Statewide, there are 56,500 nursing assistants in hospitals and nursing homes alike.

Most New Jersey nursing homes are privately owned, and non-fatal injury rates for employees have declined in both the state and the country, according to federal data.

Yet more than 1,400 annual incidents continue to cost employees and employers.

Over the past eight years, more than 14,000 injuries and illnesses caused employees to miss at least one day of work at privately owned nursing and residential care facilities in New Jersey, a higher rate than the nation overall.

Many missed more. The state’s nursing assistants missed a median of six days of work in 2018, and New Jersey has reported some of the highest numbers of days missed when compared to other states throughout the decade.

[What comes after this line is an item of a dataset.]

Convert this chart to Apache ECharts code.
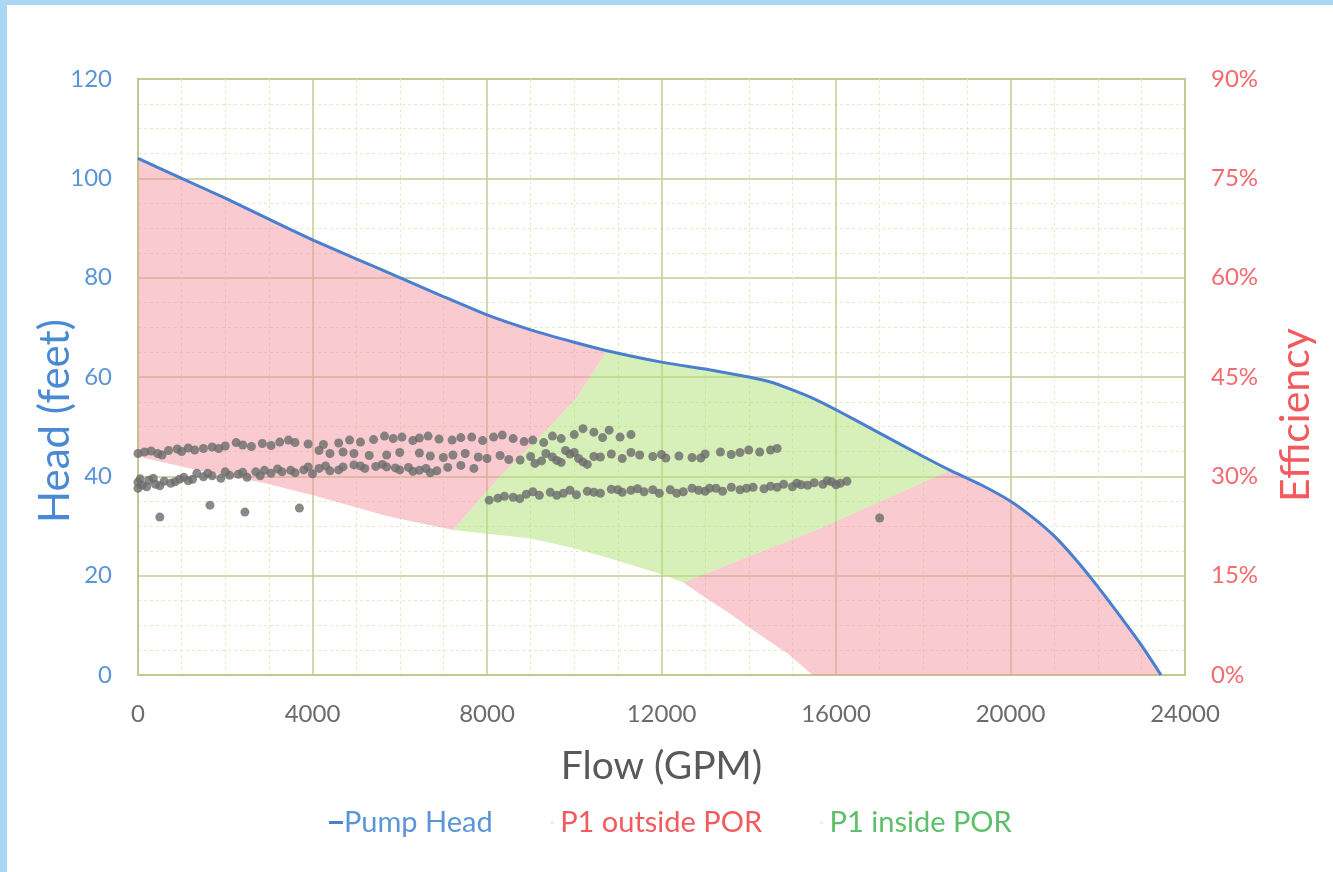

Missing work can increase the strain on staff, creating a snowball effect. More than one employee recalled trying to call in sick because of exhaustion, and being pressured to show up anyway because of how few people were working.

Furthermore, showing up only earns nursing assistants an average of $14.61 an hour in New Jersey, less than what you can make as Whole Foods cheese buyer (where you’ll also face a considerably lower injury rate).

Dangerous work

Employees know that helping vulnerable people can endanger caretakers in even the best circumstances.

Nikki Hebron, a former nursing assistant, was with two colleagues at a nursing home in Cape May back in 2002 when she tried to help a tall resident into bed.

The man had a broken femur, she said, which ruled out using a machine to raise him up. As the three tried to lift him, the man’s knee buckled and he started to fall. Hebron “football tackled” him into the bed and herniated a disc in her back, she said. She now works as a clerk at the same nursing home because she’s no longer able to safely move people.

Hebron said that she felt like residents’ safety was sometimes prized above caregivers.

"It’s almost better that you get hurt than you let one of the residents get hurt,” Hebron said.

Confused residents can also threaten caretakers.

“We’re always in personal danger,” said Alicia Harvey, a licensed practical nurse at the Bergen New Bridge Medical Center’s long term care unit. “We’ve all been chased by patients, we’ve all been hit or kicked or spit on.”

She cautioned that hiring more people wasn’t a silver bullet, especially when it came to violent residents. “There needs to be some accountability for people who do abuse the nurses,” she said.

Donnalee Corrieri, a vice president at New Bridge, said they had seen a drop in workplace violence after making internal changes, including the establishment of a workplace violence prevention team.

Training staff how to handle potentially violent residents was crucial, she said, especially because New Bridge didn’t use restraints.

Growing demand

Theresa Edelstein, a vice-president for the New Jersey Hospital Association, agreed that training is crucial to helping employees avoid injuries.

“It’s a difficult job,” she said, “and an aging workforce contributes to the risk.”

She also said she was concerned that there will be enough workers to keep up with the growing demand.

The need for certified nursing assistants especially is only expected to increase as the 65-and-older population soars nationwide, from 47.8 million a few years ago to 88 million by 2050, according to the nonprofit research and advocacy organization LeadingAge.

More than two thirds of those people will require some form of long-term care or in-home support services, according to the U.S. Department of Health and Human Services.